The Movies: Parts I & II

Now let’s discuss the movie(s). The book was so ginormous, it had to be split into two. I think, given the limitations of film, they did an excellent job. The first movie was a little boring, especially for those who hadn’t read the books. There was not a ton of action and a lot of necessary information was missing. To be fair, if they wanted to include all the important stuff, I think they’d need four or five movies to do it.

The first part of Deathly Hallows ended with the death of a character who was extremely important in the books and who everyone who’s read them knows and loves. But in the movies, his role is downplayed quite a bit. Few who watched only the movies and never touched a book really grasped his importance and were left wanting at the end of part one.

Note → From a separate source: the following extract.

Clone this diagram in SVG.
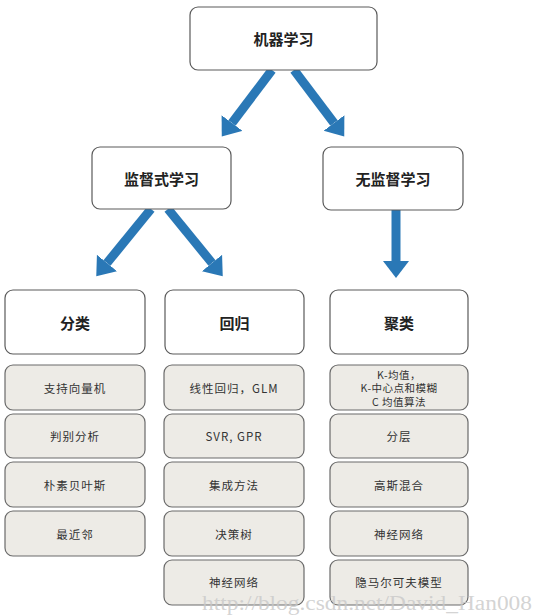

Part two was packed full of action and was an excellent movie in and of itself. I went opening night, of course, and though I tend to mock those who cry openly in theaters, I was trying desperately to hide my own sobs. The girls behind me weren’t so lucky. Like the first part, there was so much missing, though, and some pieces didn’t make a ton of sense taken out of context as they were. I ended up explaining parts to non-reading friends who were just plain confused.

My .02

I absolutely love both the books and the movies. I learned early on, probably around the time of Goblet of Fire, that the movies must be treated as separate entities. To compare them to the books is folly. They will never match up, and that’s just because of the limitations of film. There is only so much you can share in such a short time, and who honestly wants to sit through a 10-hour movie?

 

There are a few things about the movies that really bug me, though.

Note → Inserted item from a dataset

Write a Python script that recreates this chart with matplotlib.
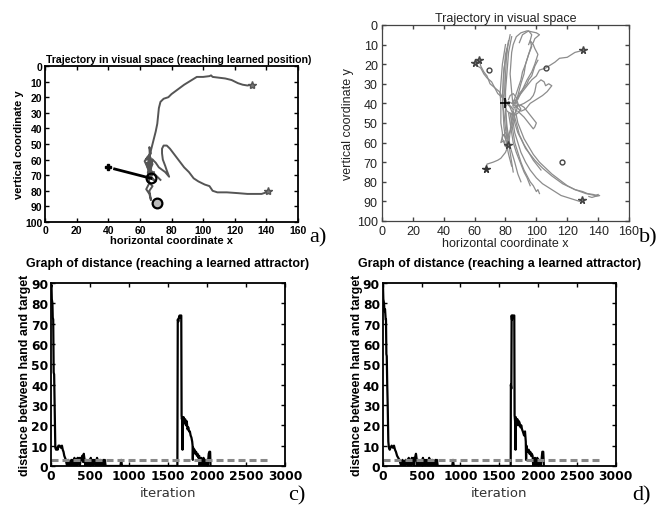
import matplotlib
matplotlib.use("Agg")
import matplotlib.pyplot as plt
from matplotlib.font_manager import FontProperties

# ---- panel a: trajectory reaching the learned position ----
a_path1_x = [131, 128, 125, 122, 118, 114, 110, 106, 105, 104, 100, 96, 92, 88, 84, 80, 78, 75, 73, 72, 71.5, 71, 70, 69, 68,
             67, 66, 67, 65, 66, 68, 67, 64, 66, 69, 67, 70, 67]
a_path1_y = [12, 12.5, 12, 11, 9, 8, 7.5, 7, 6, 6.5, 7, 7, 9.5, 12, 15, 18, 20, 21, 23, 27, 32, 37, 42, 46, 50,
             54, 57, 60, 62, 64, 60, 66, 62, 69, 68, 71, 74, 72]
a_cluster_x = [67, 66, 67, 64, 66, 68, 65, 66, 64, 66, 67, 66, 68, 65, 67, 63, 65, 66, 70, 73]
a_cluster_y = [72, 52, 56, 60, 57, 63, 68, 75, 79, 82, 86, 80, 77, 74, 70, 61, 58, 66, 70, 73]
a_path2_x = [141, 140, 137, 133, 128, 122, 115, 109, 106, 104, 101, 97, 94, 91, 88, 85, 82, 79, 77, 75, 74, 74, 74.5,
             76, 77, 78.5, 76, 72, 70, 68]
a_path2_y = [80, 81, 82, 82, 82, 81.5, 81, 81, 80, 77, 76, 74, 72, 68, 65, 61, 57, 53, 51, 51, 53, 56, 60,
             64, 67, 71, 68, 65, 62, 60]
a_stars_x = [131, 141]
a_stars_y = [12.5, 80]
a_arrow_x = [44, 67]
a_arrow_y = [66, 72]
a_start = (40, 65)
a_reached = (67, 72)
a_target = (71, 88)

# ---- panel b: many trajectories in visual space ----
b_paths = [
    ([130, 125, 120, 115, 112, 110, 106, 102, 100, 97, 95, 92, 90, 87, 85], [13, 14, 16.5, 17, 19, 20, 22, 23, 26, 28, 30, 33, 35, 38, 41]),
    ([60.5, 62, 64, 66, 68, 71, 73, 76, 78, 80, 82, 85], [19, 21, 22, 25, 27, 29, 32, 34, 37, 38, 41, 43]),
    ([63, 64, 66, 68, 70, 73, 75, 78, 80, 84], [18, 21, 24, 26, 30, 32, 35, 37, 39, 42]),
    ([67.5, 68, 70, 72, 75, 77, 79, 80, 82, 83, 83.5, 84, 85], [73, 71, 70.5, 70, 69, 68, 66, 65, 61, 55, 50, 48, 43]),
    ([85, 84, 83, 84, 85, 87, 90, 94, 97, 100, 102, 99, 98, 97, 95, 93, 91, 90, 87, 85],
     [42, 34, 25, 14, 10, 6, 4, 3, 3.5, 4, 5, 7, 9, 10, 15, 20, 24, 28, 35, 40]),
    ([89, 91, 95, 97, 96, 97, 95, 93, 92, 90, 88, 86], [9, 5, 3, 5, 8, 11, 15, 20, 25, 30, 36, 41]),
    ([80, 79, 78, 77, 76.5, 77, 77, 78, 78, 80], [10, 15, 20, 30, 35, 40, 50, 55, 58, 62]),
    ([82, 81, 80, 79, 79, 78, 79, 80, 81, 82], [8, 12, 15, 25, 35, 40, 45, 53, 58, 62]),
    ([84, 83, 82, 81, 80, 80, 80.5, 81, 83, 85], [6, 10, 14, 24, 34, 44, 50, 55, 65, 75]),
    ([81, 80, 79, 78.5, 78, 78.5, 79, 80, 82, 84], [12, 18, 22, 28, 36, 44, 52, 58, 66, 72]),
    ([83, 81.5, 80.5, 80, 79.5, 80, 81, 83, 86, 88, 90], [5, 11, 18, 26, 34, 42, 52, 62, 70, 76, 80]),
    ([86, 88, 90, 92, 95, 98, 102, 106, 110, 115, 120, 125, 130, 133, 137, 139, 141, 138, 136, 134],
     [42, 50, 54, 58, 62, 66, 70, 73, 76, 79, 82, 84, 85, 86, 86.5, 87, 87, 87.5, 88, 87.5]),
    ([85, 87, 89, 92, 95, 99, 104, 110, 117, 125, 132, 138, 140],
     [44, 50, 56, 61, 65, 69, 73, 77, 81, 84, 86, 87, 86.5]),
    ([84, 85, 86, 88, 90, 93, 96, 100, 104, 108, 112, 116, 120, 124, 128],
     [45, 50, 55, 60, 65, 70, 74, 78, 81, 83, 85, 87, 88, 89, 90]),
    ([83, 84, 85, 86, 88, 90, 92, 94, 96, 98, 100, 101, 102], [45, 50, 55, 60, 65, 70, 74, 77, 80, 82, 85, 84, 86]),
    ([82, 83, 84, 85, 87, 89, 91, 92, 94, 96], [45, 50, 55, 60, 65, 69, 73, 75, 78, 82]),
    ([85, 86, 88, 90, 93, 95, 98, 100, 103], [45, 50, 55, 58, 63, 65, 69, 71, 74]),
    ([86, 89, 92, 94, 96, 98, 99, 100, 103, 105, 106, 108, 110, 107, 104, 100, 96, 93, 90, 86],
     [42, 41, 40, 39, 38, 36, 34, 30, 28, 29, 31, 30, 31, 34, 36, 38, 40, 43, 44, 41]),
    ([101, 99, 97, 95, 94, 92, 91, 89, 88, 86], [18, 21, 26, 28, 30, 32, 33, 35, 37, 40]),
    ([80, 78, 77, 79, 80, 82, 79, 81, 84, 86], [55, 57, 60, 59, 62, 62, 56, 58, 52, 46]),
    ([87, 90, 92, 95, 96, 98, 100, 99, 98, 95, 93, 92, 88], [41, 41, 42, 45, 46, 48, 50, 52, 53, 50, 48, 47, 44]),
    ([82, 83, 85, 87, 88, 90, 88, 86, 84, 83, 82], [38, 36, 35, 37, 40, 43, 45, 46, 44, 42, 40]),
    ([80, 82, 84, 86, 88, 87, 85, 83, 81, 80], [42, 39, 40, 38, 41, 44, 46, 45, 44, 42]),
    ([95, 96, 98, 99, 101, 99, 97, 94, 91, 88], [10, 8, 10, 12, 15, 20, 24, 28, 33, 38]),
]
b_stars_x = [130, 62.7, 60.5, 81.5, 129.5]
b_stars_y = [12.9, 18, 19.2, 61.4, 89.5]
b_circles_x = [106, 69.6, 116.8]
b_circles_y = [22, 23, 70]
b_dark_x = [67.5]
b_dark_y = [73.3]
b_plus = (80, 40)

# ---- panels c and d: distance between hand and target ----
c_iter = [0, 6, 10, 18, 22, 28, 34, 40, 50, 55, 65, 75, 85, 95, 110, 125, 140, 150, 160, 170, 180, 190, 200, 210,
          220, 230, 240, 250, 260, 270, 280, 290, 300, 310, 320, 330, 340, 350, 360, 370, 380, 390, 400, 410, 420, 430,
          440, 450, 460, 470, 480, 490, 500, 510, 520, 530, 540, 550, 560, 570, 580, 590, 600, 610, 620, 630, 640, 650,
          660, 670, 680, 690, 700, 710, 890, 900, 910,
          1620, 1625, 1632, 1640, 1648, 1656, 1664, 1670, 1674, 1678, 1683, 1686, 1690, 1700, 1710, 1720, 1730, 1740,
          1750, 1760, 1770, 1780, 1790, 1800, 1810, 1815, 1818, 1822, 1830, 1840, 1850, 1860, 1870, 1880, 1890, 1900,
          1905, 1912, 1918, 1925, 1932, 1940, 1947, 1955, 1962, 1970, 1978, 1985, 1992, 2000, 2010, 2022, 2030, 2040,
          2045]
c_dist = [88, 89, 82, 80, 73, 72, 46, 45, 20, 9, 8, 9, 8, 10, 10, 9, 10, 8, 7, 5, 4, 3, 1, 0,
          3, 0, 2, 0, 3, 1, 3, 0, 4, 0, 3, 0, 4, 1, 4, 0, 4, 3, 5, 2, 6, 3,
          0, 3, 0, 2, 0, 3, 0, 4, 0, 3, 0, 3, 1, 3, 0, 4, 0, 3, 0, 3, 0, 2,
          0, 3, 0, 3, 0, 0, 0, 3, 0,
          0, 72, 71, 73, 74, 73, 74, 74, 25, 23, 24, 8, 22, 24, 21, 23, 20, 22,
          18, 19, 17, 17, 15, 14, 12, 10, 3, 9, 7, 8, 6, 7, 5, 6, 4, 5,
          0, 3, 0, 4, 0, 3, 0, 4, 0, 3, 0, 3, 0, 3, 0, 6, 7, 7,
          0]

d_iter = [0, 3, 8, 17, 22, 30, 38, 42, 47, 52, 58, 64, 72, 80, 90, 100, 115, 130, 145, 158, 170, 185, 200, 215, 230,
          245, 255, 265, 275, 285, 295, 305, 315, 325, 335, 345, 355, 365, 375, 385, 395, 405, 415, 428, 438, 448,
          458, 468, 478, 488, 498, 508, 518, 528, 538, 548, 558, 568, 578, 588, 598, 608, 618, 628, 638, 648, 658,
          668, 678, 688, 698, 708, 716, 895, 905, 915,
          1648, 1650, 1656, 1660, 1664, 1672, 1680, 1688, 1694, 1698, 1704, 1710, 1714, 1724, 1734, 1744, 1754, 1764,
          1774, 1784, 1794, 1804, 1812, 1820, 1832, 1842, 1846, 1850, 1860, 1870, 1880, 1890, 1900, 1910, 1920, 1930,
          1938, 1945, 1952, 1960, 1967, 1975, 1982, 1990, 1997, 2005, 2012, 2020, 2030, 2045, 2055, 2067, 2075]
d_dist = [88, 89, 82, 80, 76, 77, 72, 72, 55, 54, 40, 30, 12, 9, 8, 9, 10, 9, 10, 8, 7, 5, 4, 3, 1,
          0, 3, 0, 2, 0, 3, 1, 3, 0, 4, 0, 3, 0, 4, 1, 4, 0, 4, 6, 3, 0,
          3, 0, 2, 0, 3, 0, 4, 0, 3, 0, 3, 1, 3, 0, 4, 0, 3, 0, 3, 0, 2,
          0, 3, 0, 3, 0, 0, 0, 3, 0,
          0, 40, 38, 74, 72, 74, 73, 74, 74, 25, 22, 8, 24, 21, 23, 20, 22, 21,
          19, 20, 18, 17, 16, 15, 17, 12, 3, 10, 8, 7, 8, 6, 7, 5, 6, 5,
          0, 3, 0, 4, 0, 3, 0, 4, 0, 3, 0, 3, 0, 3, 7, 7, 0]

thresh_iter = [0, 2780]
thresh = [3, 3]

labels = ["a)", "b)", "c)", "d)"]

fig = plt.figure(figsize=(6.67, 5.06), dpi=100)

bold = dict(family="Liberation Sans", weight="bold")


def box_ticks(ax, color="black", lw=1.3):
    ax.tick_params(direction="in", top=True, right=True, length=3, width=1, color=color)
    for s in ax.spines.values():
        s.set_linewidth(lw)
        s.set_color(color)


# panel a
ax = fig.add_axes([0.0675, 0.5593, 0.3793, 0.3083])
ax.plot(a_path1_x, a_path1_y, color="#555555", lw=1.4)
ax.plot(a_cluster_x, a_cluster_y, color="#555555", lw=1.4)
ax.plot(a_path2_x, a_path2_y, color="#555555", lw=1.4)
ax.plot(a_stars_x, a_stars_y, "*", color="#777777", ms=6, mec="#555555")
ax.plot(a_arrow_x, a_arrow_y, color="black", lw=2)
ax.plot(*a_start, "P", color="black", ms=5)
ax.plot(*a_reached, "o", mfc="none", mec="black", ms=7, mew=1.6)
ax.plot(*a_target, "o", mfc="#bbbbbb", mec="black", ms=7, mew=1.6)
ax.set_xlim(0, 160)
ax.set_ylim(100, 0)
ax.set_xticks(range(0, 161, 20))
ax.set_yticks(range(0, 101, 10))
box_ticks(ax)
for t in ax.get_xticklabels() + ax.get_yticklabels():
    t.set_fontproperties(FontProperties(family="Liberation Sans", weight="bold", size=7.5))
ax.tick_params(pad=2)
ax.set_title("Trajectory in visual space (reaching learned position)", fontsize=7.6, pad=3, x=0.53, **bold)
ax.set_xlabel("horizontal coordinate x", fontsize=8, labelpad=0.5, **bold)
ax.set_ylabel("vertical coordinate y", fontsize=8, labelpad=1, **bold)

# panel b
ax = fig.add_axes([0.5727, 0.5613, 0.3703, 0.3874])
for px, py in b_paths:
    ax.plot(px, py, color="#8c8c8c", lw=0.9)
ax.plot(b_stars_x, b_stars_y, "*", color="#777777", mec="#444444", ms=5.5)
ax.plot(b_circles_x, b_circles_y, "o", mfc="none", mec="#444444", ms=3.5, mew=1)
ax.plot(b_dark_x, b_dark_y, "*", color="#333333", ms=5.5)
ax.plot(*b_plus, "+", color="black", ms=7, mew=1.2)
ax.set_xlim(0, 160)
ax.set_ylim(100, 0)
ax.set_xticks(range(0, 161, 20))
ax.set_yticks(range(0, 101, 10))
box_ticks(ax, color="#444444", lw=0.9)
ax.tick_params(labelsize=9, labelcolor="#222222", pad=3)
for t in ax.get_xticklabels() + ax.get_yticklabels():
    t.set_family("Liberation Sans")
ax.set_title("Trajectory in visual space", fontsize=9, family="Liberation Sans", color="#222222", pad=3)
ax.set_xlabel("horizontal coordinate x", fontsize=9, family="Liberation Sans", color="#222222", labelpad=0)
ax.set_ylabel("vertical coordinate y", fontsize=9, family="Liberation Sans", color="#222222", labelpad=2)

# panels c and d
for rect, xs, ys in [([0.0765, 0.0771, 0.3508, 0.3617], c_iter, c_dist),
                     ([0.5738, 0.0771, 0.3493, 0.3617], d_iter, d_dist)]:
    ax = fig.add_axes(rect)
    ax.plot(xs, ys, color="black", lw=1.6)
    ax.plot(thresh_iter, thresh, color="#888888", lw=2.2, dashes=(2.3, 1.3))
    ax.set_xlim(0, 3000)
    ax.set_ylim(0, 90)
    ax.set_xticks(range(0, 3001, 500))
    ax.set_yticks(range(0, 91, 10))
    box_ticks(ax)
    for t in ax.get_xticklabels() + ax.get_yticklabels():
        t.set_fontproperties(FontProperties(family="DejaVu Sans", weight="bold", size=8.8))
    ax.tick_params(pad=2)
    ax.set_title("Graph of distance (reaching a learned attractor)", fontsize=9, pad=12, **bold)
    ax.set_xlabel("iteration", fontsize=9.5, family="DejaVu Sans", color="#333333", labelpad=3)
    ax.set_ylabel("distance between hand and target", fontsize=9, labelpad=0, **bold)

for (x, y), lab in zip([(0.463, 0.52), (0.958, 0.52), (0.432, 0.01), (0.948, 0.01)], labels):
    fig.text(x, y, lab, family="Liberation Serif", fontsize=16)

fig.savefig("out.png", dpi=100)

  • Colin Creevey was replaced by some kid named Nigel. So not cool. Colin was Harry’s biggest fan and put himself on the line numerous times to deter the bad guys. That kid had some guts. A huge disservice was done to such a heroic little boy.
  • There is a distinct lack of enlightenment on the deaths that occur during the big battle at Hogwarts. Some important characters are taken down during that fight and most of them are only given a brief glimpse. Again, I won’t ruin it for you, but if you read the books and watch the movies, you’ll understand who I’m talking about.
  • And I don’t think Snape was given the proper treatment near the end. He was shafted and a particular scene involving his most important moment wasn’t done as well as I had hoped. I could care less about the switching location, but the whole scene seemed lacking. But then again, I’m Team Snape all the way.

All in all, the movies are well done and enjoyable. But really, what movie can ever top the book? Now that you know my take on both the movies and the books, I want to hear yours! Do you think the movies hold their own? Are they missing too much? What missing piece (or pieces) was the most noticeable from a reader standpoint?